After training, we have OOF probabilities $P(\text{TDE} \mid x)$ for every training object. We sweep $\theta \in [0.01, 0.99]$ and select $\theta^* = \arg\max_\theta \text{F1}(\theta)$.

import warnings
from pathlib import Path

import matplotlib.pyplot as plt
import numpy as np
import pandas as pd
import seaborn as sns
from sklearn.metrics import f1_score

warnings.filterwarnings("ignore")
plt.rcParams["figure.figsize"] = (12, 5)
sns.set_style("whitegrid")

oof = pd.read_csv("../output/analysis/oof_predictions.csv")
proba_col = next(c for c in oof.columns if "prob" in c.lower())
tde_val = 3

thresholds = np.arange(0.01, 1.0, 0.01)
f1_scores = [
    f1_score(
        (oof["true_label"] == tde_val).astype(int),
        (oof[proba_col] >= t).astype(int),
        zero_division=0,
    )
    for t in thresholds
]

best_idx = np.argmax(f1_scores)
print(f"Best threshold: {thresholds[best_idx]:.2f}  (F1 = {f1_scores[best_idx]:.4f})")

fig, ax = plt.subplots()
ax.plot(thresholds, f1_scores, linewidth=2)
ax.axvline(
    thresholds[best_idx],
    color="black",
    linestyle="--",
    alpha=0.7,
    label=f"$\\theta^* = {thresholds[best_idx]:.2f}$",
)
ax.set_xlabel("TDE Probability Threshold $\\theta$")
ax.set_ylabel("F1 Score")
ax.set_title("Threshold Optimisation on OOF Predictions")
ax.legend()
plt.tight_layout()

An additional subtlety: AutoGluon trains many models internally, and different models produce different OOF probabilities with different optimal thresholds. Rather than using AutoGluon's default "best model" (ranked by f1_macro), I iterate through all models on the leaderboard, optimise the threshold for each, and select the model with the best TDE F1 after tuning. This often selects a different model than the default ranking.

Cross-Validation

With only 148 TDEs, validation is noisy. I used two modes:

Mode Purpose TDEs in Validation Feature Importance Submission
Full (5-fold OOF) Final runs ~148 (all) No Yes
Holdout (80/20) Iteration ~30 Yes No

The OOF approach is more reliable because we evaluate on all 148 TDEs rather than the ~30 in a single holdout fold. But the holdout mode is faster (1 fit instead of 5) and supports permutation-based feature importance.

Stacking Configuration

AutoGluon supports multi-level stacking: models at level $L+1$ train on predictions from level $L$ plus original features. I tried:

  • No stacking (num_stack_levels=0): Bagged models + weighted ensemble. Fast.
  • 2-level stacking: Sweet spot for shorter runs.
  • Dynamic stacking: AutoGluon decides adaptively. Mixed results.

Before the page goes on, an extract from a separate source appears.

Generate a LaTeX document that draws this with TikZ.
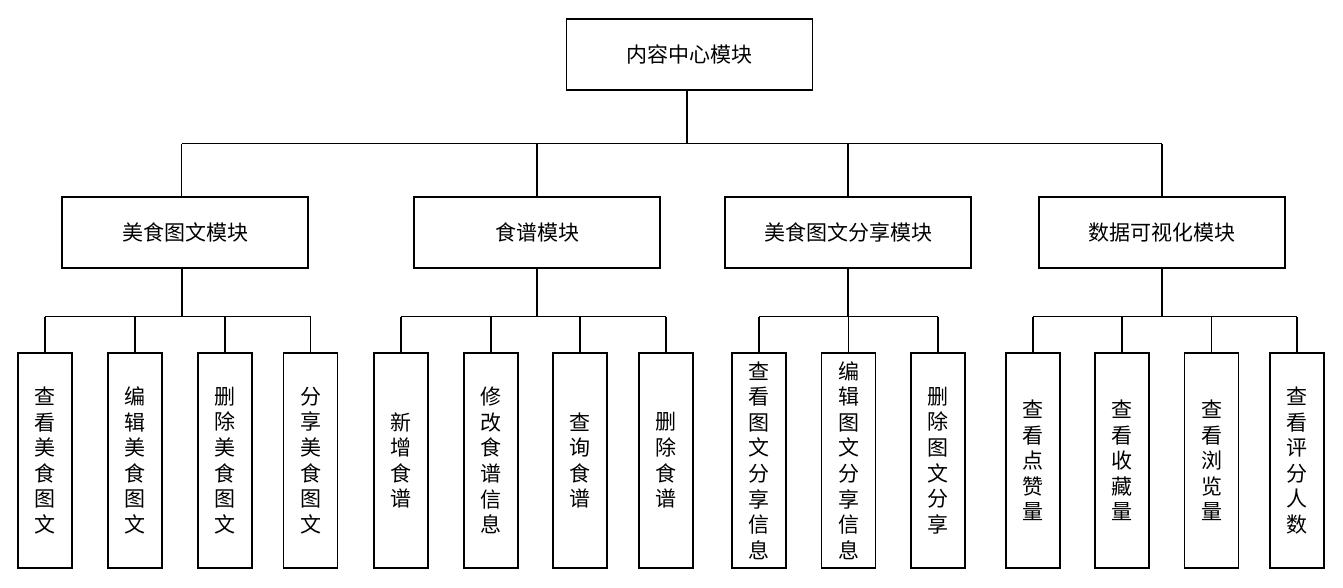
\documentclass[tikz,border=0pt]{standalone}
\usepackage{fontspec}
\newfontfamily\cjk{Noto Sans CJK SC}
\begin{document}
\begin{tikzpicture}[x=1pt,y=-1pt,
  box/.style={draw=black,line width=1.8pt,fill=white,inner sep=0pt,align=center,
    font=\cjk\fontsize{21}{25.6}\selectfont},
  modbox/.style={box,minimum width=246pt,minimum height=71pt},
  leafbox/.style={box,minimum width=54pt,minimum height=215pt},
  conn/.style={draw=black,line width=1.3pt}]
\useasboundingbox[fill=white] (0,0) rectangle (1343,587);

\node[modbox,minimum width=246pt] (top) at (689.5,54.5) {内容中心模块};

\node[modbox] (m1) at (185,232.5) {美食图文模块};
\node[modbox] (m2) at (537,232.5) {食谱模块};
\node[modbox] (m3) at (848,232.5) {美食图文分享模块};
\node[modbox] (m4) at (1162,232.5) {数据可视化模块};

% group 1
\node[leafbox] (a1) at (45,460.5) {查\\看\\美\\食\\图\\文};
\node[leafbox] (a2) at (135,460.5) {编\\辑\\美\\食\\图\\文};
\node[leafbox] (a3) at (225,460.5) {删\\除\\美\\食\\图\\文};
\node[leafbox] (a4) at (310.5,460.5) {分\\享\\美\\食\\图\\文};
% group 2
\node[leafbox] (b1) at (401,460.5) {新\\增\\食\\谱};
\node[leafbox] (b2) at (491,460.5) {修\\改\\食\\谱\\信\\息};
\node[leafbox] (b3) at (580,460.5) {查\\询\\食\\谱};
\node[leafbox] (b4) at (666,460.5) {删\\除\\食\\谱};
% group 3
\node[leafbox] (c1) at (759,460.5) {查\\看\\图\\文\\分\\享\\信\\息};
\node[leafbox] (c2) at (848.5,460.5) {编\\辑\\图\\文\\分\\享\\信\\息};
\node[leafbox] (c3) at (938,460.5) {删\\除\\图\\文\\分\\享};
% group 4
\node[leafbox] (d1) at (1033,460.5) {查\\看\\点\\赞\\量};
\node[leafbox] (d2) at (1122,460.5) {查\\看\\收\\藏\\量};
\node[leafbox] (d3) at (1211.5,460.5) {查\\看\\浏\\览\\量};
\node[leafbox] (d4) at (1297,460.5) {查\\看\\评\\分\\人\\数};

% top level connectors
\coordinate (tj) at ([xshift=-2.5pt]top.south);
\coordinate (m1j) at ([xshift=-3.5pt]m1.north);
\coordinate (m1s) at ([xshift=-3pt]m1.south);
\draw[conn] (tj) -- (tj |- 0,143.5);
\draw[conn] (m1j |- 0,143.5) -- (m4.north |- 0,143.5);
\draw[conn] (m1j) -- (m1j |- 0,143.5);
\foreach \m in {m2,m3,m4}{\draw[conn] (\m.north) -- (\m.north |- 0,143.5);}

% group connectors
\draw[conn] (m1s) -- (m1s |- 0,316.5);
\foreach \p/\first/\last/\list in {m2/b1/b4/{b1,b2,b3,b4},m3/c1/c3/{c1,c2,c3},m4/d1/d4/{d1,d2,d3,d4}}{
  \draw[conn] (\p.south) -- (\p.south |- 0,316.5);
}
\foreach \first/\last/\list in {a1/a4/{a1,a2,a3,a4},b1/b4/{b1,b2,b3,b4},c1/c3/{c1,c2,c3},d1/d4/{d1,d2,d3,d4}}{
  \draw[conn] (\first.north |- 0,316.5) -- (\last.north |- 0,316.5);
  \foreach \c in \list {\draw[conn] (\c.north) -- (\c.north |- 0,316.5);}
}
\end{tikzpicture}
\end{document}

The extreme_quality preset with default stacking and a long time limit worked best. I also tested restricting the model pool (e.g. only GBM, XGB, CatBoost, TabM), but letting AutoGluon explore freely was better.

Final Pipeline

  1. Extract ~400 features from light curves
  2. Train 4-class multiclass model (AutoGluon, extreme_quality, f1_macro, $\beta_{\text{TDE}} = 5$)
  3. Optionally refit ensemble weights with f1_tde
  4. Iterate all leaderboard models, optimise TDE threshold per model on OOF
  5. Select best model by TDE F1, apply to test set

Best result: F1 = 0.70 (precision 0.71, recall 0.64, threshold 0.48).

What Worked

  • Multiclass over binary. Consistently better by ~5 F1 points under identical conditions.
  • Per-model threshold optimisation. Probably the single biggest improvement.
  • Physics-motivated features. late_time_activity and blue_peaks_first_count dominate feature importance.
  • Aggressive TDE class weighting ($\beta = 5$).
  • Using f1_macro for training, f1_tde for ensemble refit. Best of both worlds.

What Didn't Work

  • Training directly with f1_tde. Overfits during model selection on 148 TDE samples.
  • Several physics features. Decay quality and decline rate metrics had negative importance. The chi-squared fits are too noisy on sparse light curves.
  • Binary classification. Even with tuned weighting.
  • AutoGluon's built-in feature pruning. Didn't reliably improve over using all features.
  • Interpolation/resampling features. Didn't try these, but the top solutions showed resampled skewness was their top feature. I had an inkling this would be the case. And Bayesian methods and Gaussian Processes would have been perfect here. But alas, you only have so much time for fun projects.